Techno wasteland

Pieter Hugo's latest solo exhibition explores the connection between third world poverty and first world electronic waste.
Posted 24 Oct 10 By Design Indaba Creative Work / Design News Comments

It has been estimated by the UN Environment Programme that developed countries produce around 50 million tons of digital waste every year. Only about 25% of that is effectively recycled. The rest of this waste typically gets shipped out to developing countries, under the guise of “reducing the digital divide”.
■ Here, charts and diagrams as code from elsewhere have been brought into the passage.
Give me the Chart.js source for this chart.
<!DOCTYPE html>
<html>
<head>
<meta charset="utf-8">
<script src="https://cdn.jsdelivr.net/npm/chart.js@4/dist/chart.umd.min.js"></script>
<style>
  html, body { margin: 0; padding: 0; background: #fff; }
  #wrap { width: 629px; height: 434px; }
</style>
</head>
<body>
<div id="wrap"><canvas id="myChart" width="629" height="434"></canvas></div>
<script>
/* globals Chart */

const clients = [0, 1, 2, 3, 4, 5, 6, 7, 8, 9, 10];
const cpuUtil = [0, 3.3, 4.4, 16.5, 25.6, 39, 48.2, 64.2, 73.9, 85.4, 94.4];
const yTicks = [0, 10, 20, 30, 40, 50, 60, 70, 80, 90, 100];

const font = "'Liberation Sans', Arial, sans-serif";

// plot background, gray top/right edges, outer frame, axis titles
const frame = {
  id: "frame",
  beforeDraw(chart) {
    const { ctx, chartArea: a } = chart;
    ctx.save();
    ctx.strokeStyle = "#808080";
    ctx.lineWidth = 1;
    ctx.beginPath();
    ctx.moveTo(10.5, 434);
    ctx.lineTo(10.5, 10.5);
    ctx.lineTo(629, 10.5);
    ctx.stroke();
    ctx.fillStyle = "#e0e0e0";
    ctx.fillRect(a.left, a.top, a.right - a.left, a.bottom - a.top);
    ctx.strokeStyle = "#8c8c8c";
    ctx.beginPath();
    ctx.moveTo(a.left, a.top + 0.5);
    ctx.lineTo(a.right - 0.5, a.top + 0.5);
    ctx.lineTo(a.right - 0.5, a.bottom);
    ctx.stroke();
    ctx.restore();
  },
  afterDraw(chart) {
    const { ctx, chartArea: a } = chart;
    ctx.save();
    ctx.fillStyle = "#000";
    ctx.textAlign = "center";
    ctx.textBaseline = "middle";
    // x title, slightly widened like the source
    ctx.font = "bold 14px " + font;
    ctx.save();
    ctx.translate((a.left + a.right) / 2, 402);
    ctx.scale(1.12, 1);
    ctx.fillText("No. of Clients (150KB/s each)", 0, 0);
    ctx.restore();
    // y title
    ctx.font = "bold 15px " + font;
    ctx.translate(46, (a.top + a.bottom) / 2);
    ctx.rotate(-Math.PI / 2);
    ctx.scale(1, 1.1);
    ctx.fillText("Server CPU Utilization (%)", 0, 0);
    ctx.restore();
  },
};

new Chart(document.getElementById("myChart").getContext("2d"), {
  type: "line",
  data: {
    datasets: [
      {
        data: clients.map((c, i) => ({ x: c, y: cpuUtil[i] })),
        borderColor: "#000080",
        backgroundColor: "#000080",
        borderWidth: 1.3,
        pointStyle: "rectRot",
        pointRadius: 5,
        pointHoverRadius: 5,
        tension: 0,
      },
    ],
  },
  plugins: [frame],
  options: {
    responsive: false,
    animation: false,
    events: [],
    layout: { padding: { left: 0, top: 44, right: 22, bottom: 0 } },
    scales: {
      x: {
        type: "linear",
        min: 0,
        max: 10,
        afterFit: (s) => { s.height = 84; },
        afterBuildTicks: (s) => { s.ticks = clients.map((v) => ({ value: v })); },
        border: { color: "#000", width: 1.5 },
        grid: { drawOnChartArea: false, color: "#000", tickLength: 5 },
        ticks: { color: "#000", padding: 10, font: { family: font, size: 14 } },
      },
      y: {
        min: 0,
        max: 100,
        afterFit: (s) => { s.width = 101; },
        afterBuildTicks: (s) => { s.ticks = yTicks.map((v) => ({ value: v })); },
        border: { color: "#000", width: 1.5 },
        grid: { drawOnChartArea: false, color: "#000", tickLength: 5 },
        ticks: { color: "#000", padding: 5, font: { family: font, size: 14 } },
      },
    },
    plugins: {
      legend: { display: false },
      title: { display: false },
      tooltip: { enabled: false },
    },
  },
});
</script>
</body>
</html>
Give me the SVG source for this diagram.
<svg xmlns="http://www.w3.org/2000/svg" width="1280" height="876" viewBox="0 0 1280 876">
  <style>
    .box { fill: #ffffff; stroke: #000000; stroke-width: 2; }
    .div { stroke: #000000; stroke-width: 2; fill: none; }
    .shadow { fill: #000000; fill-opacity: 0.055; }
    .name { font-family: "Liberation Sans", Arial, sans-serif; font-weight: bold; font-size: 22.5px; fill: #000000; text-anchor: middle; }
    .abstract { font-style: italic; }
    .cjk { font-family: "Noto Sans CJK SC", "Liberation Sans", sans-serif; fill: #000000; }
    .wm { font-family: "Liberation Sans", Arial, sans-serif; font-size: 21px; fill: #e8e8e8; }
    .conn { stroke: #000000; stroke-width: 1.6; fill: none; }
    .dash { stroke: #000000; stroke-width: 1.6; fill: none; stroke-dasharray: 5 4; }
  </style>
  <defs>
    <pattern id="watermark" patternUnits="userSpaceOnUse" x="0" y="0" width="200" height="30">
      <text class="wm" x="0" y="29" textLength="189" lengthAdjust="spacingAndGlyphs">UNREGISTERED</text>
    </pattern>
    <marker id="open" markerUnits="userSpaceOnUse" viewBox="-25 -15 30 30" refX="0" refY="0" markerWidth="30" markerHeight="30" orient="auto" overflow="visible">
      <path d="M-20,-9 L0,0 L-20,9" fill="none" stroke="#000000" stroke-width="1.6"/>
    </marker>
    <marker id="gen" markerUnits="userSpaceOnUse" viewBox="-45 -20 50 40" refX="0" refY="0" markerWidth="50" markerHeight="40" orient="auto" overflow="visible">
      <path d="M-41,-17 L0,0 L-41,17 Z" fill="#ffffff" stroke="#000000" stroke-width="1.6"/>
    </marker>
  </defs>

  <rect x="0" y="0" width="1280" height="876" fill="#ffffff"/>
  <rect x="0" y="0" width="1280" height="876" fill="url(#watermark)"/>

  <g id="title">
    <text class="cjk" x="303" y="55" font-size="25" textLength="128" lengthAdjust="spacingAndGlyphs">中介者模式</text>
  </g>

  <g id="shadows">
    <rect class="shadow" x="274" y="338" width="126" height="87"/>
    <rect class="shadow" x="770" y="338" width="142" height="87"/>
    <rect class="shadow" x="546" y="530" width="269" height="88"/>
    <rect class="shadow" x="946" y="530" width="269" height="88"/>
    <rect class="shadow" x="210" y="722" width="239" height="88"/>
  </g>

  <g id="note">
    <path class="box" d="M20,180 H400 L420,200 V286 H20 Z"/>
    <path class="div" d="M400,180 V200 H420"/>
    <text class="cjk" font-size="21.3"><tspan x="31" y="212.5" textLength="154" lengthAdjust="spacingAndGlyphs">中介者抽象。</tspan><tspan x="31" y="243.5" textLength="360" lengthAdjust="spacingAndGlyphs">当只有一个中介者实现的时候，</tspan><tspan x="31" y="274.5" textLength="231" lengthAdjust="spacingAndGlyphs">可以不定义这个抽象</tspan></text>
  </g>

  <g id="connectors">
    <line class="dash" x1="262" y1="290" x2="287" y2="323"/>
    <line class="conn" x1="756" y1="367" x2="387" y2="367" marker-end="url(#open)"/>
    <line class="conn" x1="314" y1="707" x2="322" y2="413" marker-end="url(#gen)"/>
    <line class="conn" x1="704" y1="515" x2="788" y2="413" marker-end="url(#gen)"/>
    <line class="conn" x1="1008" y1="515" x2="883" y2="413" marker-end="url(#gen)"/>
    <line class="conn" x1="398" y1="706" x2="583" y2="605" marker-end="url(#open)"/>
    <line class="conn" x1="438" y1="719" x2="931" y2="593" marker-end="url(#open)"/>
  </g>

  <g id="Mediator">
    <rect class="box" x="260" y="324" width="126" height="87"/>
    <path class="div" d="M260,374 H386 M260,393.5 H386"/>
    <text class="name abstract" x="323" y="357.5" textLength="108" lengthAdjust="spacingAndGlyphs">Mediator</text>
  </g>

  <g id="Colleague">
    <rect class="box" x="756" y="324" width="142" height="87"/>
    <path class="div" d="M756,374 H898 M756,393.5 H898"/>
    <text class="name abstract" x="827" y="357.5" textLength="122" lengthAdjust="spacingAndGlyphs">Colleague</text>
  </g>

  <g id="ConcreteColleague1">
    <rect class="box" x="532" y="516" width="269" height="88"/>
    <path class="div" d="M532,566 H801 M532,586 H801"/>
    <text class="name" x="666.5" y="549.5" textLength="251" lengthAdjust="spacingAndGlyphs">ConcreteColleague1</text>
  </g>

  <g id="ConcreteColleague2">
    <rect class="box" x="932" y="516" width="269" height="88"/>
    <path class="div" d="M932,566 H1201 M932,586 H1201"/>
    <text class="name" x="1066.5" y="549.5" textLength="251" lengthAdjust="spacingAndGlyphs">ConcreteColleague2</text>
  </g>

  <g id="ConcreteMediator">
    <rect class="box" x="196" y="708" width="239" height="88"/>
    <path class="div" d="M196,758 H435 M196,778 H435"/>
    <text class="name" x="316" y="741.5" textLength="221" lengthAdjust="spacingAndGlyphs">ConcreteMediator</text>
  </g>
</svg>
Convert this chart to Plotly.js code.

The conditions in these wastelands are the topic of Pieter Hugo’s latest solo exhibition at Brodie Stevenson’s new gallery space in Braamfontein, Johannesburg. Permanent Error, which will be on show from 4 November to 15 December 2010, is a collection of photographs of the people and landscape of an expansive dump of obsolete technology in Ghana.

The area that Hugo photographed is on the outskirts of a slum known as Agbogbloshie. Called “Sodom and Gomorrah” by the local inhabitants as a way of highlighting the intense inhumanity of the place, these people survive by burning the electronic devices to extract copper and other metals used in the manufacturing process. The rest of the waste is left to contaminate the rivers and lagoons.

With Permanent Error Hugo challenges notions of time and progress by presenting the other side of technological advancement. There is also a tension that exists in Hugo’s work: Partly fast-forwarding to an apocalyptic end of the world while also recalling a pastoral existence with strolling cows.